All sorts of horrible thoughts come to mind.
Rufusmum, make sure you keep your own property, in your own name, and speak your mind . If the very thought of sharing a smallish house is making you feel depressed now, what will it be like, if it became reality?
As others have said, Don't Do It !!!

caocao Wed 19-Sep-18 16:27:13

Surely, if they are married it wouldn't make any difference if Rufusmum kept "her" house in her name? If they decided to split because they found they couldn't live under the same roof, then wouldn't all assets be taken in to account and shared equally because they are married?

annep Wed 19-Sep-18 16:33:41

Do not sell your house no no no! Breeze came up with an idea that sounds good in theory- letting him buy a boat and move in with you. The only thing is you are married so I doubt that legally you could get him to leave easily again without divorcing him. .
Some suggested a trial period together but knowing you can leave again might influence how you feel or act with each other. Your husband might make a great effort then stop when you move in permanently.
I wonder whose idea it was to get married and why? Was there maybe a reason other than love? I hope you have taken care of your will.
I think if you are happy as you are and can afford to maintain yourself then stick with it. My husband and I were together ten years before we moved in together simply for practical reasons and although we love each others company we do still need a lot of our own space If you reach a stage where you actually would benefit from living together ie someone is no longer able to look after him/herself then you could think about it. I think you know you don't want to.

Smileless2012 Wed 19-Sep-18 16:34:01

Some great suggestions for you Rufussmum. I think your DH selling his house and living with you to see how that works for you both is a very good idea.
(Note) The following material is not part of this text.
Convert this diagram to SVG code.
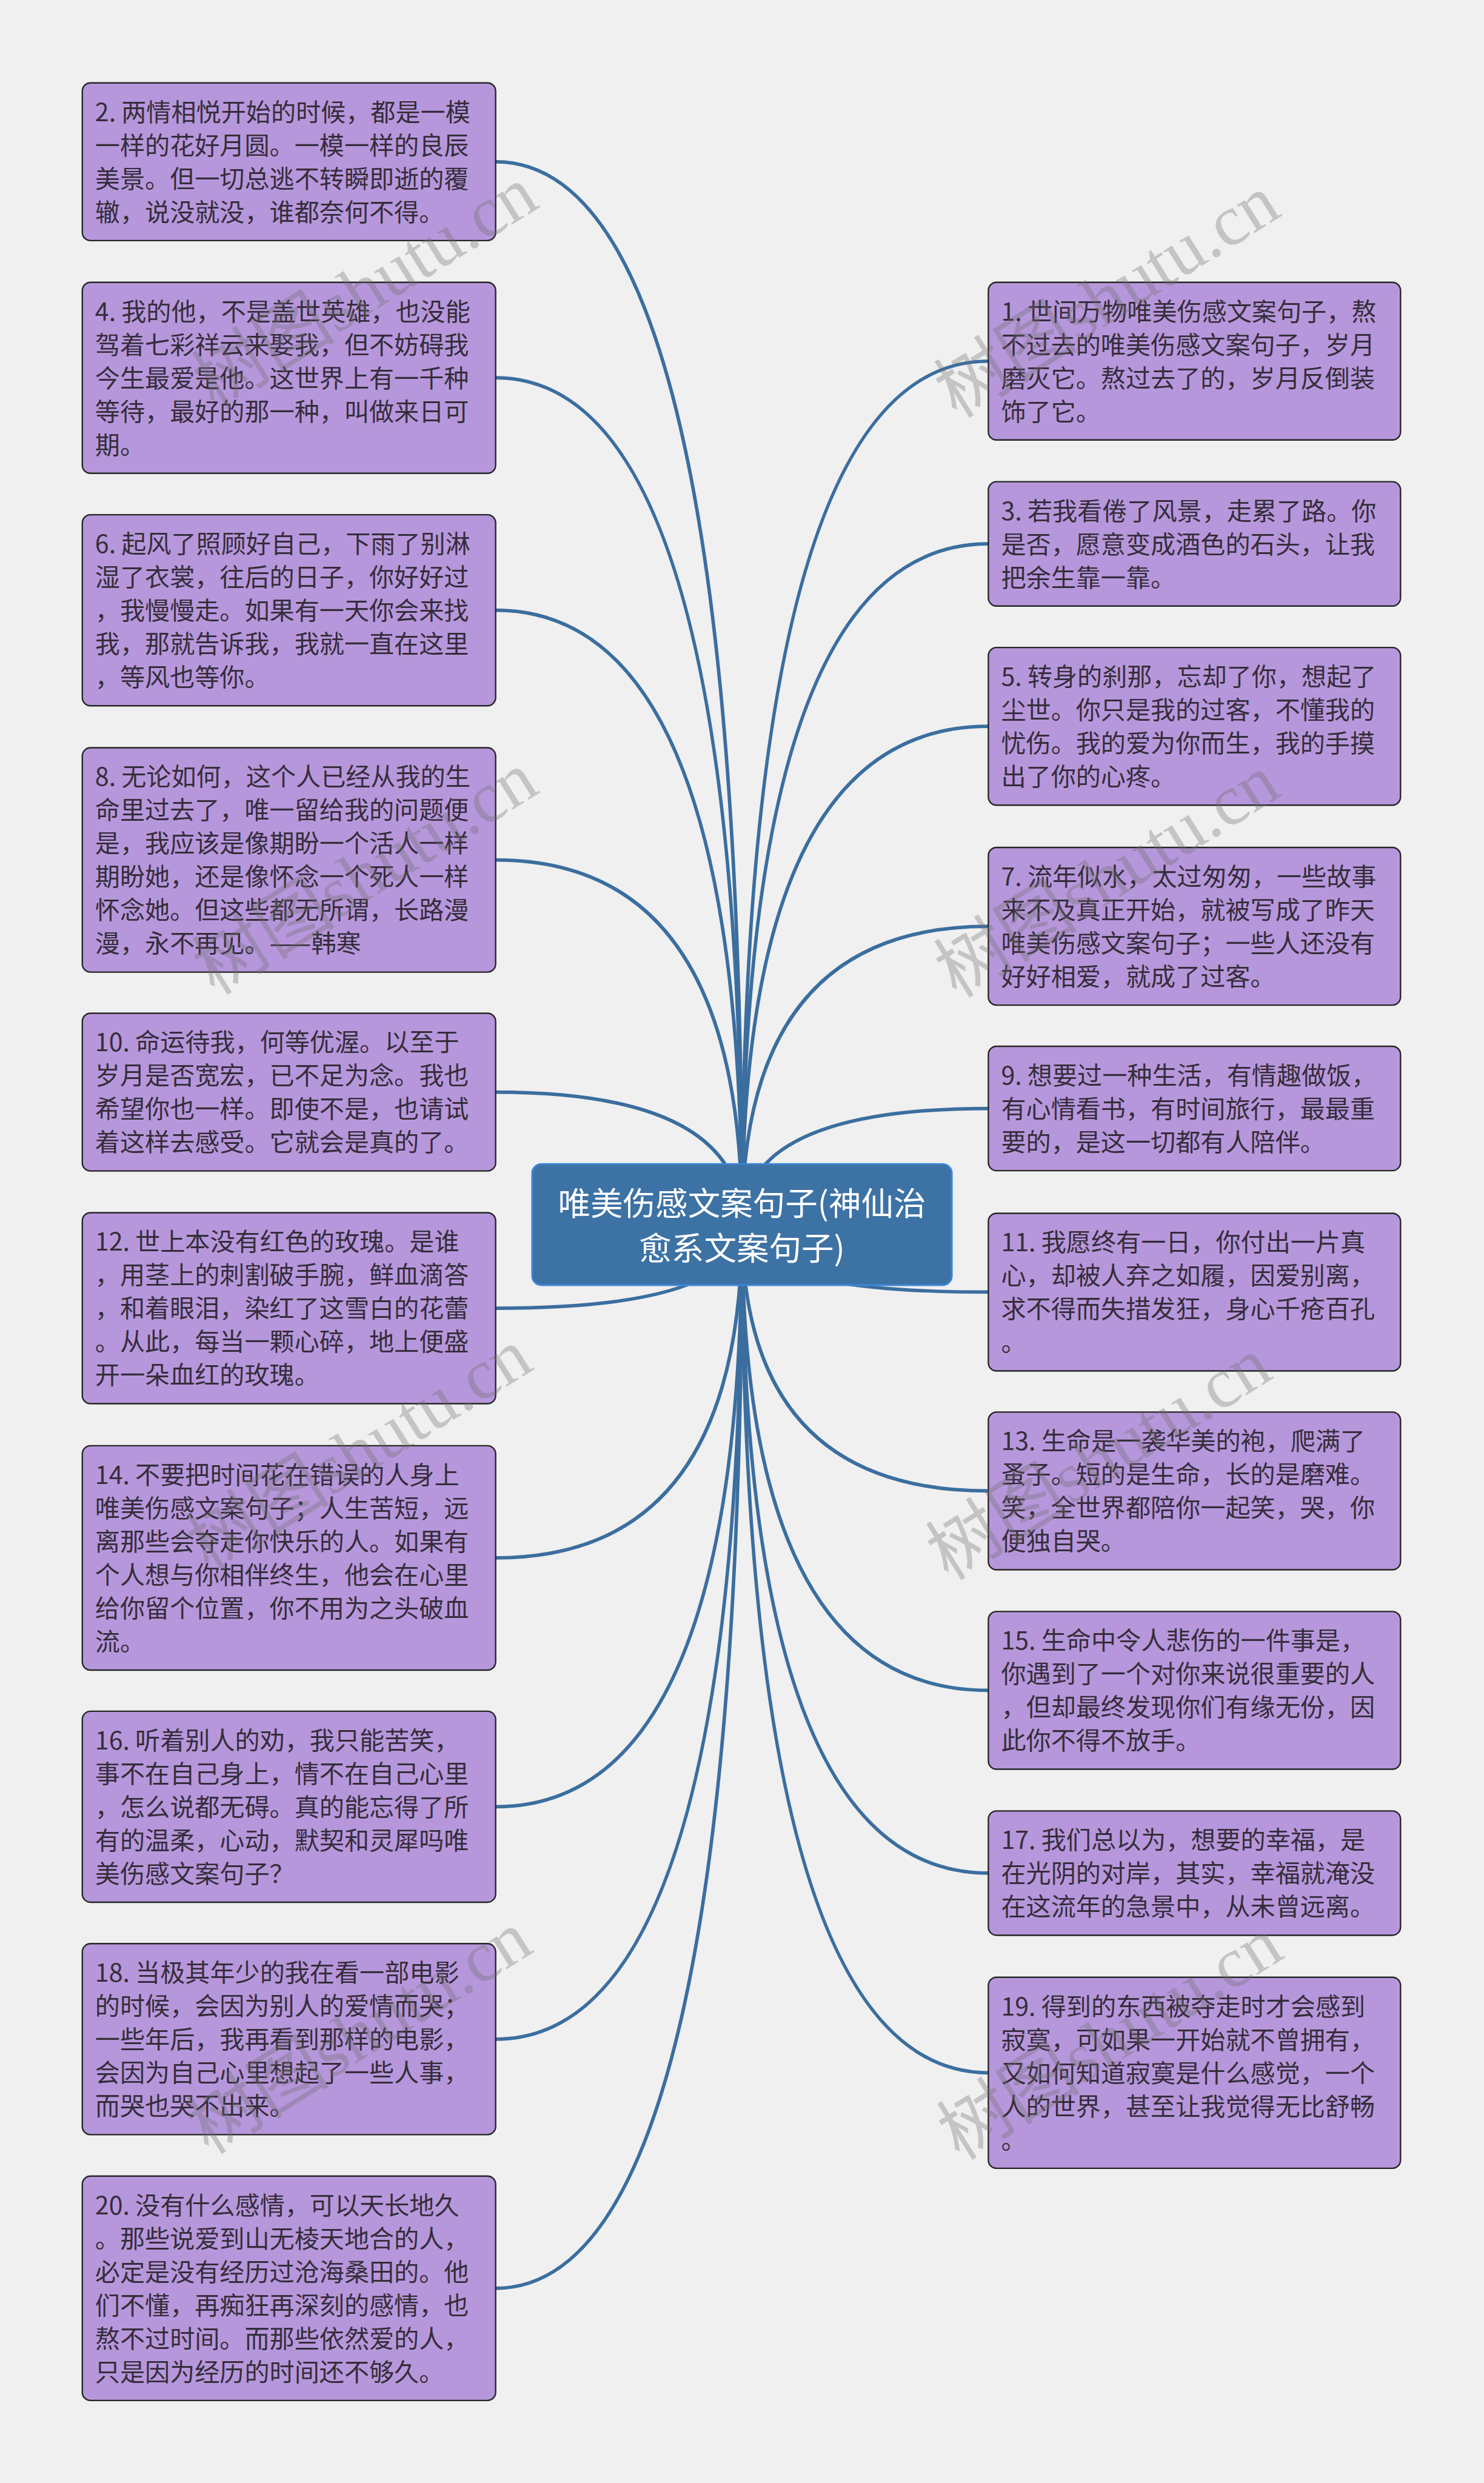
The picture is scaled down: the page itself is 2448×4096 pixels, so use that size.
<svg xmlns="http://www.w3.org/2000/svg" width="2448" height="4096" viewBox="0 0 2448 4096">
<style>
.bg{fill:#f0f0f0}
.node rect{fill:#b797db;stroke:#262626;stroke-width:2.5}
.node text{font-family:"Noto Sans CJK SC","Noto Sans",sans-serif;font-size:43px;fill:#352d3b}
.link{fill:none;stroke:#3b6e9f;stroke-width:6}
.center rect{fill:#3d72a4;stroke:#3f86d8;stroke-width:3}
.center text{font-family:"Noto Sans CJK SC","Noto Sans",sans-serif;font-size:56px;fill:#ffffff;text-anchor:middle}
.wm{font-family:"Liberation Serif","Noto Sans CJK SC",serif;font-size:124px;fill:#6e6e6e;opacity:0.33;text-anchor:middle}
</style>
<rect class="bg" x="0" y="0" width="2448" height="4096"/>
<g transform="scale(0.95625)">
<g id="connectors">
<path class="link" d="M855,279 Q1280,279 1280,2112.5"/>
<path class="link" d="M855,651.75 Q1280,651.75 1280,2112.5"/>
<path class="link" d="M855,1052.75 Q1280,1052.75 1280,2112.5"/>
<path class="link" d="M855,1483.5 Q1280,1483.5 1280,2112.5"/>
<path class="link" d="M855,1884 Q1280,1884 1280,2112.5"/>
<path class="link" d="M855,2256.75 Q1280,2256.75 1280,2112.5"/>
<path class="link" d="M855,2687.5 Q1280,2687.5 1280,2112.5"/>
<path class="link" d="M855,3116.75 Q1280,3116.75 1280,2112.5"/>
<path class="link" d="M855,3517.75 Q1280,3517.75 1280,2112.5"/>
<path class="link" d="M855,3947.5 Q1280,3947.5 1280,2112.5"/>
<path class="link" d="M1705,623 Q1280,623 1280,2112.5"/>
<path class="link" d="M1705,938.25 Q1280,938.25 1280,2112.5"/>
<path class="link" d="M1705,1253 Q1280,1253 1280,2112.5"/>
<path class="link" d="M1705,1598 Q1280,1598 1280,2112.5"/>
<path class="link" d="M1705,1912.25 Q1280,1912.25 1280,2112.5"/>
<path class="link" d="M1705,2229 Q1280,2229 1280,2112.5"/>
<path class="link" d="M1705,2572 Q1280,2572 1280,2112.5"/>
<path class="link" d="M1705,2916 Q1280,2916 1280,2112.5"/>
<path class="link" d="M1705,3231.25 Q1280,3231.25 1280,2112.5"/>
<path class="link" d="M1705,3575.75 Q1280,3575.75 1280,2112.5"/>
</g>
<g id="center" class="center">
<rect x="918" y="2008" width="724" height="209" rx="16"/>
<text><tspan x="1280" y="2097">唯美伤感文案句子(神仙治</tspan><tspan x="1280" y="2174">愈系文案句子)</tspan></text>
</g>
<g id="n2" class="node"><rect x="142" y="143" width="713" height="272" rx="14"/>
<text><tspan x="164" y="208.8">2. 两情相悦开始的时候，都是一模</tspan><tspan x="164" y="266.3">一样的花好月圆。一模一样的良辰</tspan><tspan x="164" y="323.8">美景。但一切总逃不转瞬即逝的覆</tspan><tspan x="164" y="381.3">辙，说没就没，谁都奈何不得。</tspan></text></g>
<g id="n4" class="node"><rect x="142" y="487" width="713" height="329.5" rx="14"/>
<text><tspan x="164" y="552.8">4. 我的他，不是盖世英雄，也没能</tspan><tspan x="164" y="610.3">驾着七彩祥云来娶我，但不妨碍我</tspan><tspan x="164" y="667.8">今生最爱是他。这世界上有一千种</tspan><tspan x="164" y="725.3">等待，最好的那一种，叫做来日可</tspan><tspan x="164" y="782.8">期。</tspan></text></g>
<g id="n6" class="node"><rect x="142" y="888" width="713" height="329.5" rx="14"/>
<text><tspan x="164" y="953.8">6. 起风了照顾好自己，下雨了别淋</tspan><tspan x="164" y="1011.3">湿了衣裳，往后的日子，你好好过</tspan><tspan x="164" y="1068.8">，我慢慢走。如果有一天你会来找</tspan><tspan x="164" y="1126.3">我，那就告诉我，我就一直在这里</tspan><tspan x="164" y="1183.8">，等风也等你。</tspan></text></g>
<g id="n8" class="node"><rect x="142" y="1290" width="713" height="387" rx="14"/>
<text><tspan x="164" y="1355.8">8. 无论如何，这个人已经从我的生</tspan><tspan x="164" y="1413.3">命里过去了，唯一留给我的问题便</tspan><tspan x="164" y="1470.8">是，我应该是像期盼一个活人一样</tspan><tspan x="164" y="1528.3">期盼她，还是像怀念一个死人一样</tspan><tspan x="164" y="1585.8">怀念她。但这些都无所谓，长路漫</tspan><tspan x="164" y="1643.3">漫，永不再见。——韩寒</tspan></text></g>
<g id="n10" class="node"><rect x="142" y="1748" width="713" height="272" rx="14"/>
<text><tspan x="164" y="1813.8">10. 命运待我，何等优渥。以至于</tspan><tspan x="164" y="1871.3">岁月是否宽宏，已不足为念。我也</tspan><tspan x="164" y="1928.8">希望你也一样。即使不是，也请试</tspan><tspan x="164" y="1986.3">着这样去感受。它就会是真的了。</tspan></text></g>
<g id="n12" class="node"><rect x="142" y="2092" width="713" height="329.5" rx="14"/>
<text><tspan x="164" y="2157.8">12. 世上本没有红色的玫瑰。是谁</tspan><tspan x="164" y="2215.3">，用茎上的刺割破手腕，鲜血滴答</tspan><tspan x="164" y="2272.8">，和着眼泪，染红了这雪白的花蕾</tspan><tspan x="164" y="2330.3">。从此，每当一颗心碎，地上便盛</tspan><tspan x="164" y="2387.8">开一朵血红的玫瑰。</tspan></text></g>
<g id="n14" class="node"><rect x="142" y="2494" width="713" height="387" rx="14"/>
<text><tspan x="164" y="2559.8">14. 不要把时间花在错误的人身上</tspan><tspan x="164" y="2617.3">唯美伤感文案句子；人生苦短，远</tspan><tspan x="164" y="2674.8">离那些会夺走你快乐的人。如果有</tspan><tspan x="164" y="2732.3">个人想与你相伴终生，他会在心里</tspan><tspan x="164" y="2789.8">给你留个位置，你不用为之头破血</tspan><tspan x="164" y="2847.3">流。</tspan></text></g>
<g id="n16" class="node"><rect x="142" y="2952" width="713" height="329.5" rx="14"/>
<text><tspan x="164" y="3017.8">16. 听着别人的劝，我只能苦笑，</tspan><tspan x="164" y="3075.3">事不在自己身上，情不在自己心里</tspan><tspan x="164" y="3132.8">，怎么说都无碍。真的能忘得了所</tspan><tspan x="164" y="3190.3">有的温柔，心动，默契和灵犀吗唯</tspan><tspan x="164" y="3247.8">美伤感文案句子？</tspan></text></g>
<g id="n18" class="node"><rect x="142" y="3353" width="713" height="329.5" rx="14"/>
<text><tspan x="164" y="3418.8">18. 当极其年少的我在看一部电影</tspan><tspan x="164" y="3476.3">的时候，会因为别人的爱情而哭；</tspan><tspan x="164" y="3533.8">一些年后，我再看到那样的电影，</tspan><tspan x="164" y="3591.3">会因为自己心里想起了一些人事，</tspan><tspan x="164" y="3648.8">而哭也哭不出来。</tspan></text></g>
<g id="n20" class="node"><rect x="142" y="3754" width="713" height="387" rx="14"/>
<text><tspan x="164" y="3819.8">20. 没有什么感情，可以天长地久</tspan><tspan x="164" y="3877.3">。那些说爱到山无棱天地合的人，</tspan><tspan x="164" y="3934.8">必定是没有经历过沧海桑田的。他</tspan><tspan x="164" y="3992.3">们不懂，再痴狂再深刻的感情，也</tspan><tspan x="164" y="4049.8">熬不过时间。而那些依然爱的人，</tspan><tspan x="164" y="4107.3">只是因为经历的时间还不够久。</tspan></text></g>
<g id="n1" class="node"><rect x="1705" y="487" width="711" height="272" rx="14"/>
<text><tspan x="1727" y="552.8">1. 世间万物唯美伤感文案句子，熬</tspan><tspan x="1727" y="610.3">不过去的唯美伤感文案句子，岁月</tspan><tspan x="1727" y="667.8">磨灭它。熬过去了的，岁月反倒装</tspan><tspan x="1727" y="725.3">饰了它。</tspan></text></g>
<g id="n3" class="node"><rect x="1705" y="831" width="711" height="214.5" rx="14"/>
<text><tspan x="1727" y="896.8">3. 若我看倦了风景，走累了路。你</tspan><tspan x="1727" y="954.3">是否，愿意变成酒色的石头，让我</tspan><tspan x="1727" y="1011.8">把余生靠一靠。</tspan></text></g>
<g id="n5" class="node"><rect x="1705" y="1117" width="711" height="272" rx="14"/>
<text><tspan x="1727" y="1182.8">5. 转身的刹那，忘却了你，想起了</tspan><tspan x="1727" y="1240.3">尘世。你只是我的过客，不懂我的</tspan><tspan x="1727" y="1297.8">忧伤。我的爱为你而生，我的手摸</tspan><tspan x="1727" y="1355.3">出了你的心疼。</tspan></text></g>
<g id="n7" class="node"><rect x="1705" y="1462" width="711" height="272" rx="14"/>
<text><tspan x="1727" y="1527.8">7. 流年似水，太过匆匆，一些故事</tspan><tspan x="1727" y="1585.3">来不及真正开始，就被写成了昨天</tspan><tspan x="1727" y="1642.8">唯美伤感文案句子；一些人还没有</tspan><tspan x="1727" y="1700.3">好好相爱，就成了过客。</tspan></text></g>
<g id="n9" class="node"><rect x="1705" y="1805" width="711" height="214.5" rx="14"/>
<text><tspan x="1727" y="1870.8">9. 想要过一种生活，有情趣做饭，</tspan><tspan x="1727" y="1928.3">有心情看书，有时间旅行，最最重</tspan><tspan x="1727" y="1985.8">要的，是这一切都有人陪伴。</tspan></text></g>
<g id="n11" class="node"><rect x="1705" y="2093" width="711" height="272" rx="14"/>
<text><tspan x="1727" y="2158.8">11. 我愿终有一日，你付出一片真</tspan><tspan x="1727" y="2216.3">心，却被人弃之如履，因爱别离，</tspan><tspan x="1727" y="2273.8">求不得而失措发狂，身心千疮百孔</tspan><tspan x="1727" y="2331.3">。</tspan></text></g>
<g id="n13" class="node"><rect x="1705" y="2436" width="711" height="272" rx="14"/>
<text><tspan x="1727" y="2501.8">13. 生命是一袭华美的袍，爬满了</tspan><tspan x="1727" y="2559.3">蚤子。短的是生命，长的是磨难。</tspan><tspan x="1727" y="2616.8">笑，全世界都陪你一起笑，哭，你</tspan><tspan x="1727" y="2674.3">便独自哭。</tspan></text></g>
<g id="n15" class="node"><rect x="1705" y="2780" width="711" height="272" rx="14"/>
<text><tspan x="1727" y="2845.8">15. 生命中令人悲伤的一件事是，</tspan><tspan x="1727" y="2903.3">你遇到了一个对你来说很重要的人</tspan><tspan x="1727" y="2960.8">，但却最终发现你们有缘无份，因</tspan><tspan x="1727" y="3018.3">此你不得不放手。</tspan></text></g>
<g id="n17" class="node"><rect x="1705" y="3124" width="711" height="214.5" rx="14"/>
<text><tspan x="1727" y="3189.8">17. 我们总以为，想要的幸福，是</tspan><tspan x="1727" y="3247.3">在光阴的对岸，其实，幸福就淹没</tspan><tspan x="1727" y="3304.8">在这流年的急景中，从未曾远离。</tspan></text></g>
<g id="n19" class="node"><rect x="1705" y="3411" width="711" height="329.5" rx="14"/>
<text><tspan x="1727" y="3476.8">19. 得到的东西被夺走时才会感到</tspan><tspan x="1727" y="3534.3">寂寞，可如果一开始就不曾拥有，</tspan><tspan x="1727" y="3591.8">又如何知道寂寞是什么感觉，一个</tspan><tspan x="1727" y="3649.3">人的世界，甚至让我觉得无比舒畅</tspan><tspan x="1727" y="3706.8">。</tspan></text></g>
<g id="watermarks">
<text class="wm" transform="translate(652,532) rotate(-32)">树图shutu.cn</text>
<text class="wm" transform="translate(652,1542) rotate(-32)">树图shutu.cn</text>
<text class="wm" transform="translate(642,2537) rotate(-32)">树图shutu.cn</text>
<text class="wm" transform="translate(642,3542) rotate(-32)">树图shutu.cn</text>
<text class="wm" transform="translate(1932,547) rotate(-32)">树图shutu.cn</text>
<text class="wm" transform="translate(1932,1547) rotate(-32)">树图shutu.cn</text>
<text class="wm" transform="translate(1918,2552) rotate(-32)">树图shutu.cn</text>
<text class="wm" transform="translate(1937,3552) rotate(-32)">树图shutu.cn</text>
</g>
</g>
</svg>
If that works for you both, and you're in agreement then he could buy a boat. As already mentioned, if it has sleeping quarters etc. he could spend some of his time on board, giving each of you your own space.

Mr. S. retired 6 weeks ago, it's great but we are both having to find our feet now our lives have changed. He has to get used to not going to work and I have to get used to him being at home a lot more.

I can't imagine us having to get used to this if we'd never actually lived together so I think you need to take this one step at a time, and for both of you to be as certain as you can be, before making any final decisions.

Good luckflowers.

annep Wed 19-Sep-18 16:36:09

And be assertive. Just say no. Dont let anyone make you do something you don't want to do. no need to feel guilty. You're not doing anything wrong

Rufussmum Wed 19-Sep-18 17:07:04

Again, lots of kind and thoughtful advice here.
BUT...to the people who asked why we married in the first place. Firstly, we have been together for 20 years, which is a lot longer than some people who live together full time. Secondly, we have spent all our weekends and holidays together when DH was not at work and lastly, why do some people have to be so judgemental? I am assuming their marriages are super happy and they are too narrow-minded to accept that some people have a different lifestyle.
But I am having difficulties with the situation now, just like the dozens of other OPs on here with Relationship problems.